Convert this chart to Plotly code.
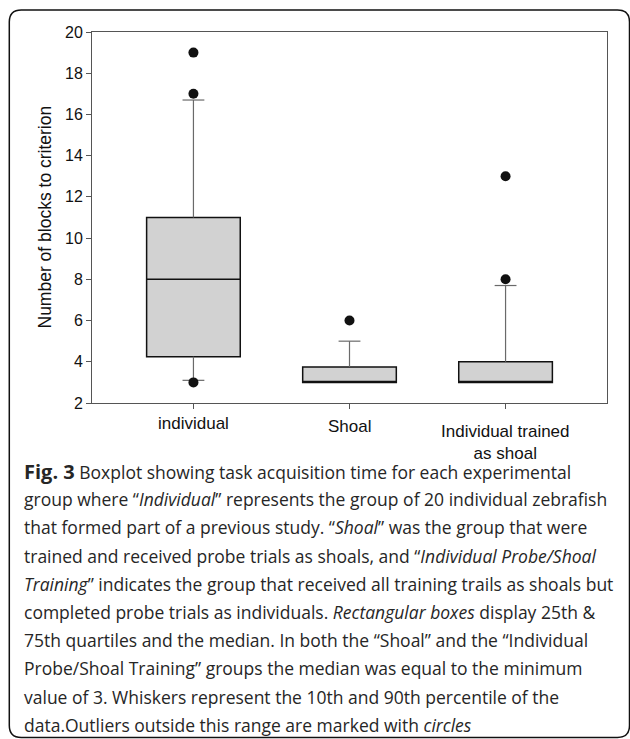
import plotly.graph_objects as go

# ---------------- data ----------------
categories = ["individual", "Shoal", "Individual trained<br>as shoal"]
q1_vals = [4.25, 3.0, 3.0]
median_vals = [8.0, 3.0, 3.0]
q3_vals = [11.0, 3.75, 4.0]
whisker_low = [3.1, 3.0, 3.0]
whisker_high = [16.7, 5.0, 7.7]
outliers = [[19, 17, 3], [6], [13, 8]]
y_ticks = [2, 4, 6, 8, 10, 12, 14, 16, 18, 20]

caption_lines = [
    "<span style='font-size:20px'><b>Fig. 3</b></span> Boxplot showing task acquisition time for each experimental",
    "group where \u201c<i>Individual</i>\u201d represents the group of 20 individual zebrafish",
    "that formed part of a previous study. \u201c<i>Shoal</i>\u201d was the group that were",
    "trained and received probe trials as shoals, and \u201c<i>Individual Probe/Shoal</i>",
    "<i>Training</i>\u201d indicates the group that received all training trails as shoals but",
    "completed probe trials as individuals. <i>Rectangular boxes</i> display 25th &amp;",
    "75th quartiles and the median. In both the \u201cShoal\u201d and the \u201cIndividual",
    "Probe/Shoal Training\u201d groups the median was equal to the minimum",
    "value of 3. Whiskers represent the 10th and 90th percentile of the",
    "data.Outliers outside this range are marked with <i>circles</i>",
]

# ---------------- layout geometry ----------------
W, H = 630, 739
ML, MR, MT, MB = 92, 23, 32, 336
PW, PH = W - ML - MR, H - MT - MB


def px(xp):
    return (xp - ML) / PW


def py(yp):
    return (H - MB - yp) / PH


xpos = list(range(len(categories)))
BOX_W = 0.6
CAP = 0.07
CHART_FONT = "Liberation Sans, Arial"

fig = go.Figure()

# boxes
for i, cat in enumerate(categories):
    fig.add_trace(go.Box(
        x=[xpos[i]], q1=[q1_vals[i]], median=[median_vals[i]], q3=[q3_vals[i]],
        lowerfence=[q1_vals[i]], upperfence=[q3_vals[i]],
        width=BOX_W, fillcolor="#d2d2d2",
        line=dict(color="#111111", width=1.5),
        boxpoints=False, showlegend=False, hoverinfo="skip",
    ))

# whiskers and caps
wx, wy = [], []
for i in range(len(categories)):
    x0 = xpos[i]
    if whisker_high[i] > q3_vals[i]:
        wx += [x0, x0, None, x0 - CAP, x0 + CAP, None]
        wy += [q3_vals[i], whisker_high[i], None, whisker_high[i], whisker_high[i], None]
    if whisker_low[i] < q1_vals[i]:
        wx += [x0, x0, None, x0 - CAP, x0 + CAP, None]
        wy += [q1_vals[i], whisker_low[i], None, whisker_low[i], whisker_low[i], None]
fig.add_trace(go.Scatter(x=wx, y=wy, mode="lines",
                         line=dict(color="#6a6a6a", width=1.2),
                         showlegend=False, hoverinfo="skip"))

# outliers
ox, oy = [], []
for i, vals in enumerate(outliers):
    for v in vals:
        ox.append(xpos[i])
        oy.append(v)
fig.add_trace(go.Scatter(x=ox, y=oy, mode="markers",
                         marker=dict(color="#111111", size=10),
                         showlegend=False, hoverinfo="skip"))

axis_common = dict(showline=True, linecolor="#555555", linewidth=1, mirror=True,
                   ticks="outside", ticklen=5, tickcolor="#555555",
                   showgrid=False, zeroline=False)

fig.update_xaxes(range=[-0.65, 2.65], tickmode="array", tickvals=xpos,
                 showticklabels=False, **axis_common)
fig.update_yaxes(range=[2, 20], tickmode="array", tickvals=y_ticks,
                 tickfont=dict(family=CHART_FONT, size=16, color="#111111"),
                 **axis_common)

annotations = [dict(
    text="Number of blocks to criterion", textangle=-90,
    xref="paper", yref="paper", x=px(44), y=py(217.5),
    xanchor="center", yanchor="middle", showarrow=False,
    font=dict(family=CHART_FONT, size=17.5, color="#111111"),
)]

# category labels (placed under each category tick)
label_centers = [423.5, 426.5, 442]
for i, cat in enumerate(categories):
    annotations.append(dict(
        text=cat, xref="x", yref="paper", x=xpos[i], y=py(label_centers[i]),
        xanchor="center", yanchor="middle", showarrow=False,
        font=dict(family=CHART_FONT, size=17, color="#111111"),
    ))

LINE0 = 471
LSTEP = 28.2
for k, line in enumerate(caption_lines):
    annotations.append(dict(
        text=line, xref="paper", yref="paper",
        x=px(22), y=py(LINE0 + k * LSTEP),
        xanchor="left", yanchor="middle", showarrow=False,
        font=dict(family="Open Sans", size=17.5, color="#262626"),
    ))

# rounded frame
L, R, T, B, r = 9.3, 629.5, 10, 737.5, 12
path = (f"M {px(L + r)},{py(T)} L {px(R - r)},{py(T)} Q {px(R)},{py(T)} {px(R)},{py(T + r)} "
        f"L {px(R)},{py(B - r)} Q {px(R)},{py(B)} {px(R - r)},{py(B)} "
        f"L {px(L + r)},{py(B)} Q {px(L)},{py(B)} {px(L)},{py(B - r)} "
        f"L {px(L)},{py(T + r)} Q {px(L)},{py(T)} {px(L + r)},{py(T)} Z")

fig.update_layout(
    width=W, height=H,
    margin=dict(l=ML, r=MR, t=MT, b=MB, pad=0),
    paper_bgcolor="white", plot_bgcolor="white",
    annotations=annotations,
    shapes=[dict(type="path", path=path, xref="paper", yref="paper",
                 line=dict(color="#111111", width=1.5), layer="above")],
    showlegend=False,
)

fig.write_html("out.html",
               config={"displayModeBar": False},
               post_script="document.body.style.margin='0';document.body.style.overflow='hidden';")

※ ※ ※

# Brief:
Transcribe all the data word for word; the images stay out.

# Result for this exercise:
Convert this chart to Plotly code.
import plotly.graph_objects as go

# ---------------- data ----------------
categories = ["individual", "Shoal", "Individual trained<br>as shoal"]
q1_vals = [4.25, 3.0, 3.0]
median_vals = [8.0, 3.0, 3.0]
q3_vals = [11.0, 3.75, 4.0]
whisker_low = [3.1, 3.0, 3.0]
whisker_high = [16.7, 5.0, 7.7]
outliers = [[19, 17, 3], [6], [13, 8]]
y_ticks = [2, 4, 6, 8, 10, 12, 14, 16, 18, 20]

caption_lines = [
    "<span style='font-size:20px'><b>Fig. 3</b></span> Boxplot showing task acquisition time for each experimental",
    "group where \u201c<i>Individual</i>\u201d represents the group of 20 individual zebrafish",
    "that formed part of a previous study. \u201c<i>Shoal</i>\u201d was the group that were",
    "trained and received probe trials as shoals, and \u201c<i>Individual Probe/Shoal</i>",
    "<i>Training</i>\u201d indicates the group that received all training trails as shoals but",
    "completed probe trials as individuals. <i>Rectangular boxes</i> display 25th &amp;",
    "75th quartiles and the median. In both the \u201cShoal\u201d and the \u201cIndividual",
    "Probe/Shoal Training\u201d groups the median was equal to the minimum",
    "value of 3. Whiskers represent the 10th and 90th percentile of the",
    "data.Outliers outside this range are marked with <i>circles</i>",
]

# ---------------- layout geometry ----------------
W, H = 630, 739
ML, MR, MT, MB = 92, 23, 32, 336
PW, PH = W - ML - MR, H - MT - MB


def px(xp):
    return (xp - ML) / PW


def py(yp):
    return (H - MB - yp) / PH


xpos = list(range(len(categories)))
BOX_W = 0.6
CAP = 0.07
CHART_FONT = "Liberation Sans, Arial"

fig = go.Figure()

# boxes
for i, cat in enumerate(categories):
    fig.add_trace(go.Box(
        x=[xpos[i]], q1=[q1_vals[i]], median=[median_vals[i]], q3=[q3_vals[i]],
        lowerfence=[q1_vals[i]], upperfence=[q3_vals[i]],
        width=BOX_W, fillcolor="#d2d2d2",
        line=dict(color="#111111", width=1.5),
        boxpoints=False, showlegend=False, hoverinfo="skip",
    ))

# whiskers and caps
wx, wy = [], []
for i in range(len(categories)):
    x0 = xpos[i]
    if whisker_high[i] > q3_vals[i]:
        wx += [x0, x0, None, x0 - CAP, x0 + CAP, None]
        wy += [q3_vals[i], whisker_high[i], None, whisker_high[i], whisker_high[i], None]
    if whisker_low[i] < q1_vals[i]:
        wx += [x0, x0, None, x0 - CAP, x0 + CAP, None]
        wy += [q1_vals[i], whisker_low[i], None, whisker_low[i], whisker_low[i], None]
fig.add_trace(go.Scatter(x=wx, y=wy, mode="lines",
                         line=dict(color="#6a6a6a", width=1.2),
                         showlegend=False, hoverinfo="skip"))

# outliers
ox, oy = [], []
for i, vals in enumerate(outliers):
    for v in vals:
        ox.append(xpos[i])
        oy.append(v)
fig.add_trace(go.Scatter(x=ox, y=oy, mode="markers",
                         marker=dict(color="#111111", size=10),
                         showlegend=False, hoverinfo="skip"))

axis_common = dict(showline=True, linecolor="#555555", linewidth=1, mirror=True,
                   ticks="outside", ticklen=5, tickcolor="#555555",
                   showgrid=False, zeroline=False)

fig.update_xaxes(range=[-0.65, 2.65], tickmode="array", tickvals=xpos,
                 showticklabels=False, **axis_common)
fig.update_yaxes(range=[2, 20], tickmode="array", tickvals=y_ticks,
                 tickfont=dict(family=CHART_FONT, size=16, color="#111111"),
                 **axis_common)

annotations = [dict(
    text="Number of blocks to criterion", textangle=-90,
    xref="paper", yref="paper", x=px(44), y=py(217.5),
    xanchor="center", yanchor="middle", showarrow=False,
    font=dict(family=CHART_FONT, size=17.5, color="#111111"),
)]

# category labels (placed under each category tick)
label_centers = [423.5, 426.5, 442]
for i, cat in enumerate(categories):
    annotations.append(dict(
        text=cat, xref="x", yref="paper", x=xpos[i], y=py(label_centers[i]),
        xanchor="center", yanchor="middle", showarrow=False,
        font=dict(family=CHART_FONT, size=17, color="#111111"),
    ))

LINE0 = 471
LSTEP = 28.2
for k, line in enumerate(caption_lines):
    annotations.append(dict(
        text=line, xref="paper", yref="paper",
        x=px(22), y=py(LINE0 + k * LSTEP),
        xanchor="left", yanchor="middle", showarrow=False,
        font=dict(family="Open Sans", size=17.5, color="#262626"),
    ))

# rounded frame
L, R, T, B, r = 9.3, 629.5, 10, 737.5, 12
path = (f"M {px(L + r)},{py(T)} L {px(R - r)},{py(T)} Q {px(R)},{py(T)} {px(R)},{py(T + r)} "
        f"L {px(R)},{py(B - r)} Q {px(R)},{py(B)} {px(R - r)},{py(B)} "
        f"L {px(L + r)},{py(B)} Q {px(L)},{py(B)} {px(L)},{py(B - r)} "
        f"L {px(L)},{py(T + r)} Q {px(L)},{py(T)} {px(L + r)},{py(T)} Z")

fig.update_layout(
    width=W, height=H,
    margin=dict(l=ML, r=MR, t=MT, b=MB, pad=0),
    paper_bgcolor="white", plot_bgcolor="white",
    annotations=annotations,
    shapes=[dict(type="path", path=path, xref="paper", yref="paper",
                 line=dict(color="#111111", width=1.5), layer="above")],
    showlegend=False,
)

fig.write_html("out.html",
               config={"displayModeBar": False},
               post_script="document.body.style.margin='0';document.body.style.overflow='hidden';")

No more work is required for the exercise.